Unlike the Ashkenazi version, Sephardic-style charoset incorporates dried fruits rather than fresh apples, and a wider variety of spices and nuts. Ours blends a red wine–simmered mixture of dates, dried apricots, and raisins with roasted almonds, plus a bit of fragrant orange blossom water. Chopping up the nuts and fruit in a food processor speeds things up, but make sure to leave a few chunks for texture.
The Dinner Plate
It’s not fancy or especially pretty, but the best chopped liver can be just as tasty as any pâté. The dish is incredibly simple—nothing more than chicken livers, hard-boiled eggs, onion, and fat—so it pays to use the best version of each component. We favor livers that have been grilled, broiled, or seared; a mix of lightly sautéed and more deeply browned minced onion; and schmaltz, or rendered chicken fat. If you have gribenes, or delicious bits of crispy onion left over after making the schmaltz, don’t forget to sprinkle them on top.
This easy variant on a traditional hummus mixes whole chickpeas with puréed ones and tahini sauce, and can be as chunky or smooth as you like. We start with Kenji’s easy tahini sauce, made by puréeing whole unpeeled (yes, unpeeled!) garlic cloves directly into lemon juice, then adding that mixture to the tahini. For the best flavor, cook dried chickpeas in water with an array of aromatics, then blend some of the cooking liquid into the sauce.

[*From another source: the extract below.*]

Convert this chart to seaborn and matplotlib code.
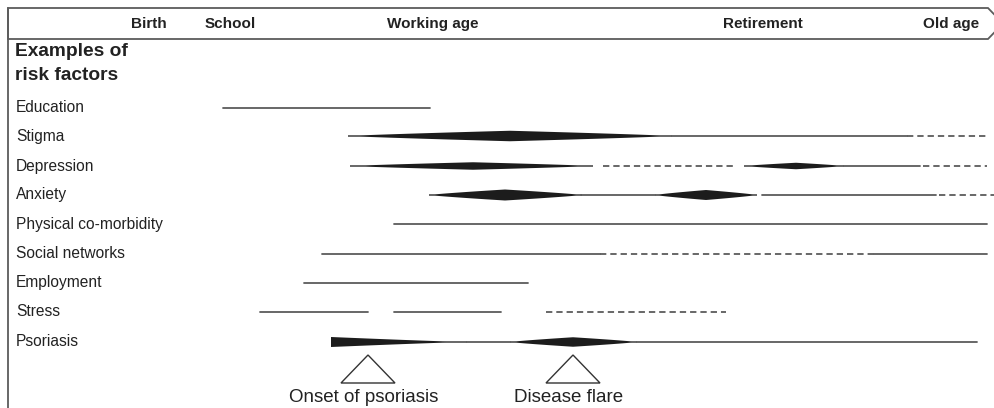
import numpy as np
import pandas as pd
import matplotlib
matplotlib.use("Agg")
import matplotlib.pyplot as plt
import seaborn as sns

# Datos del diagrama (coordenadas en escala del eje: 0-994 horizontal, 0-408 vertical)
etapas = ["Birth", "School", "Working age", "Retirement", "Old age"]
etapas_x = [149, 230, 433, 763, 951]

factores = ["Education", "Stigma", "Depression", "Anxiety", "Physical co-morbidity",
            "Social networks", "Employment", "Stress", "Psoriasis"]
factores_y = [108, 136, 166, 195, 224, 254, 283, 312, 342]

# tramos continuos: (factor, inicio, fin)
tramos_continuos = [
    ("Education", 223, 430),
    ("Stigma", 672, 907),
    ("Depression", 844, 920),
    ("Anxiety", 581, 655), ("Anxiety", 762, 936),
    ("Physical co-morbidity", 394, 987),
    ("Social networks", 322, 600), ("Social networks", 874, 987),
    ("Employment", 304, 528),
    ("Stress", 260, 368), ("Stress", 394, 501),
    ("Psoriasis", 467, 510), ("Psoriasis", 637, 977),
]

# tramos discontinuos
tramos_discontinuos = [
    ("Stigma", 907, 987),
    ("Depression", 603, 733), ("Depression", 923, 987),
    ("Anxiety", 939, 994),
    ("Social networks", 600, 874),
    ("Stress", 546, 726),
]

# husos de intensidad: (factor, inicio, pico, fin, grosor)
husos = [
    ("Stigma", 348, 510, 672, 10.5),
    ("Depression", 350, 473, 593, 7.5),
    ("Depression", 744, 796, 844, 6.5),
    ("Anxiety", 429, 505, 582, 11),
    ("Anxiety", 655, 706, 757, 10),
    ("Psoriasis", 331, 331, 467, 10),
    ("Psoriasis", 510, 573, 637, 9.5),
]

# eventos: (x del vértice, texto)
eventos_x = [368, 573]
eventos_texto = ["Onset of psoriasis", "Disease flare"]

sns.set_theme(style="white")
plt.rcParams['font.family'] = ['Liberation Sans', 'DejaVu Sans']

gris = "#5c5c5c"
negro = "#1c1c1c"
texto = "#222222"
pos_y = dict(zip(factores, factores_y))


def a_tabla(tramos):
    filas = []
    for i, (f, x0, x1) in enumerate(tramos):
        filas.append({"seg": i, "x": x0, "y": pos_y[f]})
        filas.append({"seg": i, "x": x1, "y": pos_y[f]})
    return pd.DataFrame(filas)


fig = plt.figure(figsize=(9.94, 4.08), dpi=100)
ax = fig.add_axes([0, 0, 1, 1])

sns.lineplot(data=a_tabla(tramos_continuos), x="x", y="y", units="seg", estimator=None,
             color=gris, lw=1.3, ax=ax, legend=False)
sns.lineplot(data=a_tabla(tramos_discontinuos), x="x", y="y", units="seg", estimator=None,
             color=gris, lw=1.3, ls=(0, (3.5, 2.2)), ax=ax, legend=False)

# husos
for f, x0, xp, x1, h in husos:
    y = pos_y[f]
    xs, hs = [], []
    if xp > x0:
        t = np.linspace(0, 1, 40)
        xs += list(x0 + t * (xp - x0))
        hs += list(t ** 0.85)
        pot = 0.85
    else:
        pot = 1.15
    t = np.linspace(0, 1, 40)
    xs += list(xp + t * (x1 - xp))
    hs += list((1 - t) ** pot)
    xs = np.array(xs)
    hs = np.maximum(np.array(hs) * h / 2, 0.65)
    ax.fill(np.r_[xs, xs[::-1]], np.r_[y - hs, (y + hs)[::-1]], color=negro, lw=0)

# etiquetas de factores
for f, y in zip(factores, factores_y):
    ax.text(16, y, f, fontsize=11.2, color=texto, va="center", ha="left")

ax.text(15, 52, "Examples of", fontsize=13.8, fontweight="bold", color=texto, va="center")
ax.text(15, 75, "risk factors", fontsize=13.8, fontweight="bold", color=texto, va="center")

# cabecera con flecha
cab = plt.Polygon([(8, 8), (988, 8), (1003, 23.5), (988, 39), (8, 39)], closed=True,
                  facecolor="white", edgecolor=gris, lw=1.3)
ax.add_patch(cab)
ax.plot([8, 8], [8, 410], color=gris, lw=1.3)
for e, x in zip(etapas, etapas_x):
    ax.text(x, 24, e, fontsize=11, fontweight="bold", color=texto, ha="center", va="center")

# eventos
for x, t in zip(eventos_x, eventos_texto):
    tri = plt.Polygon([(x, 355), (x - 27, 383), (x + 27, 383)], closed=True,
                      facecolor="white", edgecolor="#333333", lw=1.0)
    ax.add_patch(tri)
    ax.text(x - 4, 389, t, fontsize=13.5, color=texto, ha="center", va="top")

ax.set_xlim(0, 994)
ax.set_ylim(408, 0)
ax.axis("off")

plt.savefig("out.png", dpi=100)
plt.close()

There’s a solid tradition of deep-frying in Roman-Jewish cuisine, and these shatteringly crisp artichokes, served with just a sprinkling of salt and a squeeze of lemon, are a case in point. The trick to getting them tender and crunchy, with that signature Mediterranean flavor, is double-frying in olive oil—though you can also use a more neutral oil to emphasize more of the artichokes’ own flavor.

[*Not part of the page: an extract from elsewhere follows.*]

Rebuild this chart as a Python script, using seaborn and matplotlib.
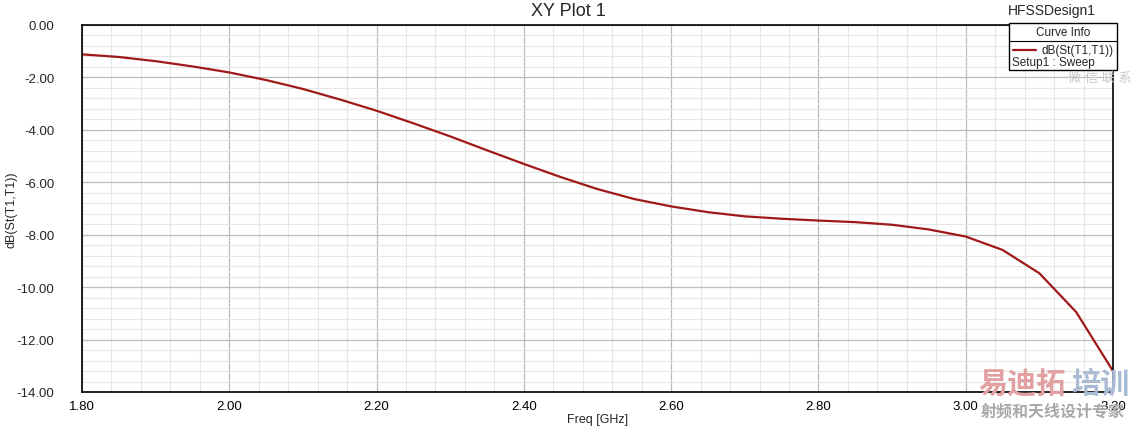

If you think of this old Passover standby as nothing more than a mound of mushy, oversweetened carrots, it’s time to revisit it with a fresh recipe. Orange juice keeps the flavor bright, and just a dab of honey highlights the carrots’ natural sweetness. A mix of cardamom and cinnamon gives the dish added complexity.
Every family has its own matzo ball style, so our customizable recipe lets you tailor the dish exactly to your liking. With the help of baking powder, seltzer, or just plain water, you can make matzo balls that are airy, dense, or anywhere in between. No matter what style you choose, a quality chicken stock is nonnegotiable—poaching the matzo balls in stock instead of water maximizes their flavor. Want to get a little crazy this year? Try one of these wacky/delicious matzo ball variations, including pan-fried, chicken-stuffed, and deep-fried-and-chicken-skin-wrapped.

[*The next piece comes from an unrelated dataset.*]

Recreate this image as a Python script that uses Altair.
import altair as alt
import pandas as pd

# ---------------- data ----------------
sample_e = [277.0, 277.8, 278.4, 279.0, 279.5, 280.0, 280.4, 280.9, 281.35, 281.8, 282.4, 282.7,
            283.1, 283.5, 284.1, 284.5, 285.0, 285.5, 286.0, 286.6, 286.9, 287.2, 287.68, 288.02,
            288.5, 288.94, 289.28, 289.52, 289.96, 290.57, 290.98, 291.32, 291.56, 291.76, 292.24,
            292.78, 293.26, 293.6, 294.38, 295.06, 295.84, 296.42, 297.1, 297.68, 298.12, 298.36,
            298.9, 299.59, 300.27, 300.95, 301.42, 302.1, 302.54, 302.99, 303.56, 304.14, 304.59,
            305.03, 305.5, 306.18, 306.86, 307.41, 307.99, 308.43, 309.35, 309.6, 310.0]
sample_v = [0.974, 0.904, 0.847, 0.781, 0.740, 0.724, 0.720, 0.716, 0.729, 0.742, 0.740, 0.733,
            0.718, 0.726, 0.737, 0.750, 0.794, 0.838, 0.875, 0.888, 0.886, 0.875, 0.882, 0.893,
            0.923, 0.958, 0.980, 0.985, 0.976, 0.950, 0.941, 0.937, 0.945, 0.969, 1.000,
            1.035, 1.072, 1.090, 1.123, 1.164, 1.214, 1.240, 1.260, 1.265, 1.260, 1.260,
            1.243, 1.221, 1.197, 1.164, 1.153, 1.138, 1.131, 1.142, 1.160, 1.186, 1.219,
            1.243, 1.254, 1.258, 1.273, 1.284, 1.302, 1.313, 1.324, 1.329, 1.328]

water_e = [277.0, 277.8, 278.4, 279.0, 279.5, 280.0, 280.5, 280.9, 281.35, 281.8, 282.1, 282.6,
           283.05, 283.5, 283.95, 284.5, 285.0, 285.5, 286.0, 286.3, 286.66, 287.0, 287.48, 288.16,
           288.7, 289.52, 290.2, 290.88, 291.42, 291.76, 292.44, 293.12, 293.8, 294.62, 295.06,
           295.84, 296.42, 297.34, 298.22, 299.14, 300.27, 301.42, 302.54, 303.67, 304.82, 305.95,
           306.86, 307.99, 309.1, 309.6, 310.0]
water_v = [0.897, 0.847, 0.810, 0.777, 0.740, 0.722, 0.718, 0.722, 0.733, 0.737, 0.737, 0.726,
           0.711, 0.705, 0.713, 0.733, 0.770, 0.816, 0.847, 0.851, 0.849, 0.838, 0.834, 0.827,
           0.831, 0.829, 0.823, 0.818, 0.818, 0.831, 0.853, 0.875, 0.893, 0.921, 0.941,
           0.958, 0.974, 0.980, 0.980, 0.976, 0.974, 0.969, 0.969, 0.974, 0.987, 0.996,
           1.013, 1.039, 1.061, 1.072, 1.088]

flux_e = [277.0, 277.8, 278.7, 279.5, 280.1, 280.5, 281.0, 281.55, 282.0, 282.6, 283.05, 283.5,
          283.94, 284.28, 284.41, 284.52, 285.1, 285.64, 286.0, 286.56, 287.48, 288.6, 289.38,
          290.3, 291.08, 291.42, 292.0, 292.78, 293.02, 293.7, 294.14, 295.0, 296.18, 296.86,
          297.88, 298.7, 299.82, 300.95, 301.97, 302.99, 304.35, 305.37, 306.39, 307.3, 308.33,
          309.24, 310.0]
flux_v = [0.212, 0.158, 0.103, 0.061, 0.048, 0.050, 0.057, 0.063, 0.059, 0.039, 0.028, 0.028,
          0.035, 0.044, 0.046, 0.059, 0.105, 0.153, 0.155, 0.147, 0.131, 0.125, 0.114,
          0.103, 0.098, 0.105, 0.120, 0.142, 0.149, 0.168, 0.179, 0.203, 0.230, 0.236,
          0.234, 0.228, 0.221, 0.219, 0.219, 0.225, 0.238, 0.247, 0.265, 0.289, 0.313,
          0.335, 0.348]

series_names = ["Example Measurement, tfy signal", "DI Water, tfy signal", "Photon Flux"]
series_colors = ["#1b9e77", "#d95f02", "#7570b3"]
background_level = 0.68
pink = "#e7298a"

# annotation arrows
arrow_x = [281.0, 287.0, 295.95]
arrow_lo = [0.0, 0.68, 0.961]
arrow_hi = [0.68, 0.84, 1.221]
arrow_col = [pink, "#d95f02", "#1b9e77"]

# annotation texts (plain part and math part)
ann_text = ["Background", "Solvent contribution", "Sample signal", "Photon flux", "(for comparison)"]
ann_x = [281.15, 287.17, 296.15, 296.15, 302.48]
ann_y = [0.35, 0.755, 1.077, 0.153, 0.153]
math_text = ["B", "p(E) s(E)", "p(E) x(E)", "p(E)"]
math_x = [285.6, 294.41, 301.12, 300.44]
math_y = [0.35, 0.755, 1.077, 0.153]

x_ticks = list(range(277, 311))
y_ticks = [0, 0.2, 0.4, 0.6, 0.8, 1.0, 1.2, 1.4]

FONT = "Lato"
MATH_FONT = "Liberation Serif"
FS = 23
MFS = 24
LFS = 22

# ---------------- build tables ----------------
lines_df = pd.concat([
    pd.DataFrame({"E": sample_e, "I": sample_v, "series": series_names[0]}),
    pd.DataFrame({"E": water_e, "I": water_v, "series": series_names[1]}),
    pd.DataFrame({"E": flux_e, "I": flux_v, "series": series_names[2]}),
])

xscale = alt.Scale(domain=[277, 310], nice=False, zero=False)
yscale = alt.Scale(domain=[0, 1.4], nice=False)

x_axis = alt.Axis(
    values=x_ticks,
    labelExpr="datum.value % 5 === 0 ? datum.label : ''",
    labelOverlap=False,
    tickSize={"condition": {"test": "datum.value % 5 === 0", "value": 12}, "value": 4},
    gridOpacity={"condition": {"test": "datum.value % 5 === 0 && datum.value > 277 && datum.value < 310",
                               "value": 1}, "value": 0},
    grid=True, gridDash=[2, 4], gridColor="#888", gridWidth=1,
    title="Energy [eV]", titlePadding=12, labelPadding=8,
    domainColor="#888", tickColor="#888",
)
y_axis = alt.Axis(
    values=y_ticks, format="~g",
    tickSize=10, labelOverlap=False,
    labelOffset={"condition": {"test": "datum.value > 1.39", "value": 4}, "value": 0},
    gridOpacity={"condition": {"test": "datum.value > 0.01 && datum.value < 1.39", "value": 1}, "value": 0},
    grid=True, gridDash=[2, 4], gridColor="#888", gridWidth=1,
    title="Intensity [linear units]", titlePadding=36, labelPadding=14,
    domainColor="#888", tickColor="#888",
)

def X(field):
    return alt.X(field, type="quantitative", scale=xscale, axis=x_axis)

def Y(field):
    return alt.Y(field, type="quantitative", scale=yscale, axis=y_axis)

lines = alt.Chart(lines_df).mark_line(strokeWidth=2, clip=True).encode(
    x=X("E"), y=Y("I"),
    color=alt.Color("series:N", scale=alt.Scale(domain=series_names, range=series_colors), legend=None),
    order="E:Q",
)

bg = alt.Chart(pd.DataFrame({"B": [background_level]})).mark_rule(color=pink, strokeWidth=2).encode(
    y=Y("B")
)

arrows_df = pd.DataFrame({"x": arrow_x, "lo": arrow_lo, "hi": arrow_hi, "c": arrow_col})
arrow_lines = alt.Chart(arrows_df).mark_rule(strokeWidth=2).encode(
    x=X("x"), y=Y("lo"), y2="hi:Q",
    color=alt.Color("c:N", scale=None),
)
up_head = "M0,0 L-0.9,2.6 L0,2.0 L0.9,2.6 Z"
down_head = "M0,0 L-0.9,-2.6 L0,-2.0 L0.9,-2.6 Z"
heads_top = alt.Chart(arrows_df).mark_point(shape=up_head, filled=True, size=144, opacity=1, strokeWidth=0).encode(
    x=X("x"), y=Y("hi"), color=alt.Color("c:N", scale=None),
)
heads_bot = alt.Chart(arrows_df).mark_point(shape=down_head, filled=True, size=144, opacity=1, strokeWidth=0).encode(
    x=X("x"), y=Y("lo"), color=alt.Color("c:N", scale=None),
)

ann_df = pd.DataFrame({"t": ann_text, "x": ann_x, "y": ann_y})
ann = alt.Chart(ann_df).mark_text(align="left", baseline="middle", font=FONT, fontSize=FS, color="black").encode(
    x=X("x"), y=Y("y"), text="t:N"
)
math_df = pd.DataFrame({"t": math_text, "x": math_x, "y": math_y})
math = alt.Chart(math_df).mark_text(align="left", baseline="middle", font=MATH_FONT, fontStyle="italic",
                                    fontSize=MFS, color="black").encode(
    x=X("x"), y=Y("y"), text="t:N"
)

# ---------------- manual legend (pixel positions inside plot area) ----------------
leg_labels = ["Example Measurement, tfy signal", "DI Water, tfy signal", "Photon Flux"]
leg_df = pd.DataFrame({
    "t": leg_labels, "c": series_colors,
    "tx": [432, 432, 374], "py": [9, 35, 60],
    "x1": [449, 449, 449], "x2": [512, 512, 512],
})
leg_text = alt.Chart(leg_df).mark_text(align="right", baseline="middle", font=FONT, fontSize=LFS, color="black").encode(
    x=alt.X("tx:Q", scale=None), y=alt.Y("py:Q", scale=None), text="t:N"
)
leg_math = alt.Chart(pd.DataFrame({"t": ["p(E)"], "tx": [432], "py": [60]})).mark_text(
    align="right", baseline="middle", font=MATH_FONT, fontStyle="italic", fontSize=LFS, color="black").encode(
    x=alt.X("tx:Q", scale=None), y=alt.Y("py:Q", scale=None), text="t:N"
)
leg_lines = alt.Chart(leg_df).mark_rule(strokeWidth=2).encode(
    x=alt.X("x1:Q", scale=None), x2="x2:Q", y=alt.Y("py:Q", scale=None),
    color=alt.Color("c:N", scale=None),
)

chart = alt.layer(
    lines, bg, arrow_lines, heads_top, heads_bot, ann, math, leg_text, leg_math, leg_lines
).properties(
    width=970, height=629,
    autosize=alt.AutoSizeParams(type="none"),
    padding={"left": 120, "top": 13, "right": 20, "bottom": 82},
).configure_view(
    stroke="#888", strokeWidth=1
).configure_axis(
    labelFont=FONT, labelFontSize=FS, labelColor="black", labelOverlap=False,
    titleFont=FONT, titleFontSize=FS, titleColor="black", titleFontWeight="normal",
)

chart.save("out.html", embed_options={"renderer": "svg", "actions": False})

The combination of deeply browned mushrooms, hearty kale, and nutty sherry vinaigrette is so flavorful that you won’t miss the goat cheese if you choose to exclude it, which makes this salad a handy side to serve if you’re hosting a “meat” seder. If you can, use a mixture of mushrooms—shiitakes, creminis, oysters, chanterelles, and porcini will all help build optimal flavor. The warmth from the sauté will infuse the greens, wilting and softening them slightly without any additional cooking.
Brisket is a notoriously difficult cut to cook—braise it too long, and it’ll be tender but dry; not long enough, and it’ll come out moist but tough. Our solution is to cover the meat while it braises to trap in the moisture, then submerge the sliced brisket in the warm braising liquid, so it reabsorbs the flavorful juices, before serving. Braising sweet onions and carrots along with the meat yields a classic accompaniment. (Do note that there is ketchup in the recipe, but you can substitute tomato paste to make it kosher for Passover.)
This brisket takes its inspiration from Southern barbecue. Instead of the leaner brisket flat, we call here for the point cut (also known as the deckle), a piece laced with intramuscular fat and prized in barbecue circles for its extra flavor and moistness. The tomato-based sauce also takes some cues from barbecue, incorporating brown sugar, molasses, and mustard, and gets a fruity holiday twist with the addition of dried apricots and cranberries, cranberry sauce, and apricot preserves. This recipe calls for soy sauce and Worcestershire; if you don’t consume those products during Passover, try replacing them with kosher tamari.
Though it wasn’t designed with the holiday in mind, this smoky braised lamb shoulder is the perfect choice if you want to try something a little more out-there. A range of powerful ingredients—dark morita chilies, fruity guajillo peppers, and bright, citrusy tomatillos—gives it tons of flavor, softened by a natural caramelly sweetness from dates. It also takes just 30 minutes of active prep time, after which it’ll slowly cook in the Dutch oven all day, no babysitting needed. To keep it Passover-appropriate, skip the optional Cotija cheese garnish, and serve it with rice or on its own instead of with tortillas.
No roasted meats during Passover? No problem—cooking chicken breast sous vide, followed by a quick sear on the stovetop, ensures that the meat will end up delightfully juicy and tender inside, with nicely browned and crisp skin outside. It can be time-consuming, sure, but almost all of that time is hands-off, freeing you up to prepare other dishes. And, unlike traditional methods, sous vide makes overcooking virtually impossible, thus eliminating the number one risk to chicken breast.
Sous vide salmon is a fine option, but if you don’t have an immersion circulator or if you’re short on time, good old-fashioned pan-searing makes a wonderful simple entrée. The key is carefully drying the fish to keep it from sticking and to get the skin—the best part!—extra crisp. Cooking the fillets most of the way through on one side will heat the fish more gently, keeping it moist and tender.